Greg and I seem to be developing a Sunday morning routine. Waking up slowly (but still setting an alarm, otherwise we’d never wake!). Making coffee in our new French press. Enjoying the coffee while relaxing over whatever interesting things we see on the computer. And also, muffins. Muffins to hold us over before we enjoy a weekend breakfast that includes eggs. And then each getting to work. Him on science-related things and me on food. This past Sunday he took a slight break from his work to give me a hand with photos – notice the action shots below – love them.
These muffins are an adaptation of the vegan + gluten free pumpkin cranberry muffins I shared with you in December. Those were inspired by this recipe. I make the pumpkin muffins every week for snacking, so it’s now nice to have a new version to throw into the mix. These banana cinnamon muffins are free of white flour, dairy, butter and oil. But trust me, you won’t miss any of those things. A flax egg is used in place of a chicken egg in this recipe. Applesauce is used in place of butter or oil and my hearty oat + pecan flour blend is used in place of white flour.
These are a healthy every-day-of-the-week muffin, made using a short list of natural, recognizable ingredients. They are incredibly moist and full of banana cinnamon flavor. One muffin fills you up and keeps you satisfied.
- 1 1/2 tablespoons ground flax
- 4 1/2 tablespoons water
- 1 1/2 cup rolled oats
- 3/4 cup pecans
- 1 1/2 teaspoons baking powder
- 1 1/2 teaspoons baking soda
- 3/4 teaspoon salt
- 3 large bananas (or 1 1/2 cups)
- 1/2 cup applesauce
- scant 1/2 cup sugar
- 1 1/2 teaspoons cinnamon
- Preheat the oven to 350*. Line a muffin pan with 12 liners and lightly spray with non-stick spray.
- Prepare the flax egg. Add the ground flax and water to a medium mixing bowl and stir together well. Set aside.
- Add the oats, pecans, baking powder, baking soda and salt to a food processor and process until the mixture resembles a fine crumb. Transfer to a separate bowl and set aside.
- Add the bananas, applesauce, sugar and cinnamon to the food processor and process until smooth.

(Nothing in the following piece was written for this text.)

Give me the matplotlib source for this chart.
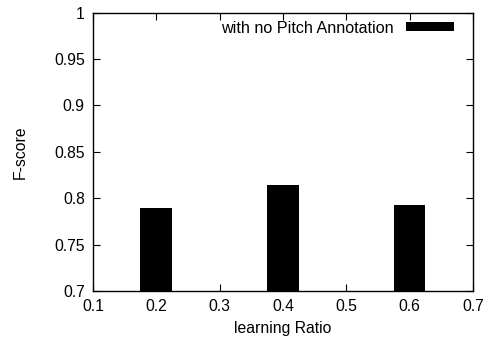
import matplotlib
matplotlib.use("Agg")
import matplotlib.pyplot as plt

# data
ratios = [0.2, 0.4, 0.6]
fscore = [0.790, 0.814, 0.793]
xticks = [0.1, 0.2, 0.3, 0.4, 0.5, 0.6, 0.7]
yticks = [0.7, 0.75, 0.8, 0.85, 0.9, 0.95, 1.0]
xtick_labels = ["0.1", "0.2", "0.3", "0.4", "0.5", "0.6", "0.7"]
ytick_labels = ["0.7", "0.75", "0.8", "0.85", "0.9", "0.95", "1"]

plt.rcParams["font.family"] = ["Liberation Sans", "DejaVu Sans"]
FS = 11.3

fig = plt.figure(figsize=(4.92, 3.40), dpi=100)
ax = fig.add_axes([0.189, 0.144, 0.772, 0.819])
ax.bar(ratios, fscore, width=0.05, color="black", label="with no Pitch Annotation")

ax.set_xlim(0.1, 0.7); ax.set_ylim(0.7, 1.0)
ax.set_xticks(xticks); ax.set_xticklabels(xtick_labels)
ax.set_yticks(yticks); ax.set_yticklabels(ytick_labels)
ax.tick_params(direction="in", top=True, right=True, length=5, width=0.8, labelsize=FS, pad=6, colors="black")
for s in ax.spines.values():
    s.set_linewidth(1.0)
ax.set_xlabel("learning Ratio", fontsize=FS, labelpad=5)
ax.set_ylabel("F-score", fontsize=FS, labelpad=19)

ax.legend(loc="upper right", bbox_to_anchor=(0.98, 1.012), frameon=False, markerfirst=False,
          fontsize=11.6, handlelength=3.0, handleheight=0.45, handletextpad=0.75, borderpad=0.2)

fig.savefig("out.png", dpi=100)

- Add the banana mixture to the bowl with the flax egg and stir until combined. Add the oat + pecan mixture to the mixing bowl and stir until incorporated.
- Scoop the batter into the 12 prepared muffin liners and bake for 20-25 minutes, or until an inserted toothpick comes out clean.
- Recipe based on my vegan + gluten free pumpkin cranberry muffins. That recipe was inspired by vegan banana muffins from Healthy Green Kitchen blog.
- If you don't have a food processor, you can try to make the oat + pecan flour in a blender. The banana mixture can be mashed together with a potato masher or fork.